The college-age protagonist of the film (voiced by Wiley Wiggins) hitches a ride in a car that looks like a boat; when he’s dropped off, he finds a note on the street that warns him, "Look to your right," and another car bears down on him before he can scamper out of the way. With this odd series of events Linklater drops his hero down a metaphorical rabbit hole. He awakes apparently unharmed, but he’s locked in a dream he can’t escape from, no matter how many times he opens his eyes and believes he’s beginning a new waking day. Like Alice in Wonderland, he comes in contact with a succession of characters who discourse freely with him, as if they’d been doing so for years. Their conversation is taken off the supermarket shelves of philosophical ideas, both classical and popular, with the same topics resurfacing over and over: identity, communication, free will. A lecturer insists that existentialism is the philosophy of exuberance, not despair, because it enables us to create the path of our own lives. A young man explains that the role of the media is to put us at ease with the essential chaos of the world; then, apparently in protest against this glossing over of the truth, he immolates himself. A young woman talks about the impossibility of communication because words are so inadequate to express the feelings behind them, but she adds that the small, temporary connections we make amid all these grand failures are what we live for. As she speaks, the words that emerge from her mouth take on, briefly and magically, the shape of the ideas they’re meant to suggest.

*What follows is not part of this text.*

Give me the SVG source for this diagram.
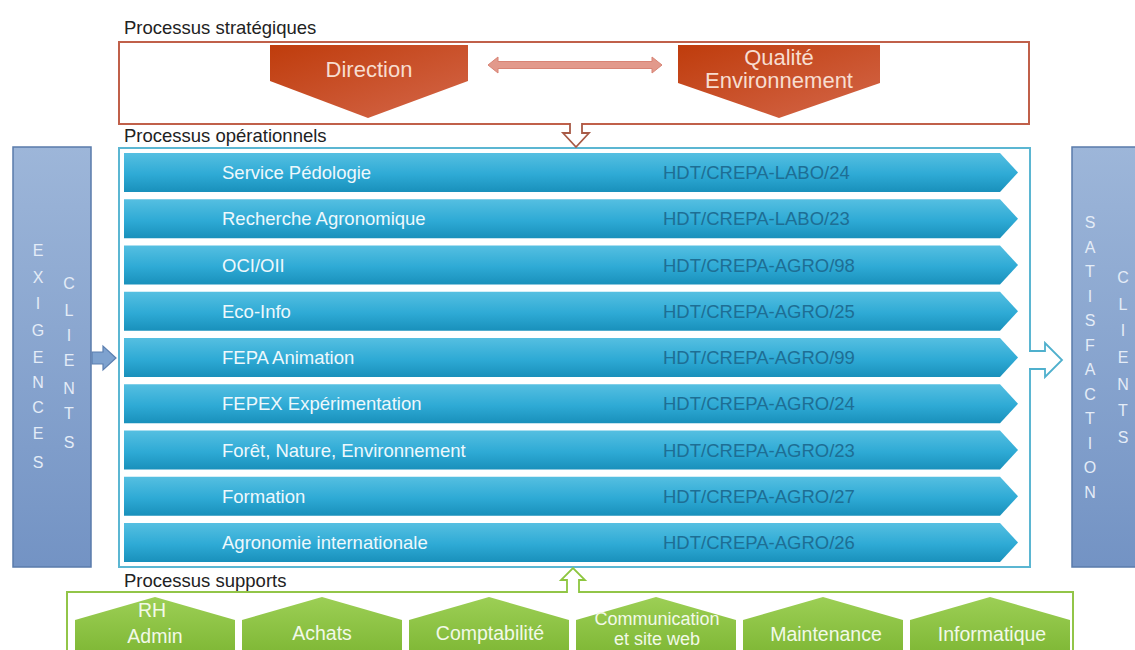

This enchanting movie seems without precedent or comparison. But it made me think of both Chris Marker’s great 1983 Sans Soleil, a whirligig of images and reflections on the workings of memory, and James Toback’s 1990 The Big Bang, a documentary in which he brings together a cross-section of highly articulate people of different ages and from different walks of life and encourages them to talk about God and sex and anything else that happens to come up. The inspiration for the notion of a man who can’t wake up is clearly the stories of Jorge Luis Borges, especially "The Circular Ruins," where the narrator dreams a man, more and more each night — and when he’s done, he realizes that he himself is another man’s dream. But the style of Waking Life is as far from Marker’s or Toback’s or Borges’s as their styles are from one other. And the tone — playful yet plaintive — is distinctive to Linklater. You might recognize it from his 1995 Before Sunrise, the best romantic comedy of the last decade, in which Ethan Hawke and Julie Delpy star as an American and a Parisienne who meet en route to Vienna, spend 36 impulsive hours together, and fall in love. (Hawke and Delpy both show up in Waking Life, voicing cartoon figures who are marvelous caricatures of them. Linklater himself and wife Kim Krizan — his co-writer on Before Sunrise — are also among the vocal cast.) This filmmaker often strikes out, but when he hits, he’s capable of miracles.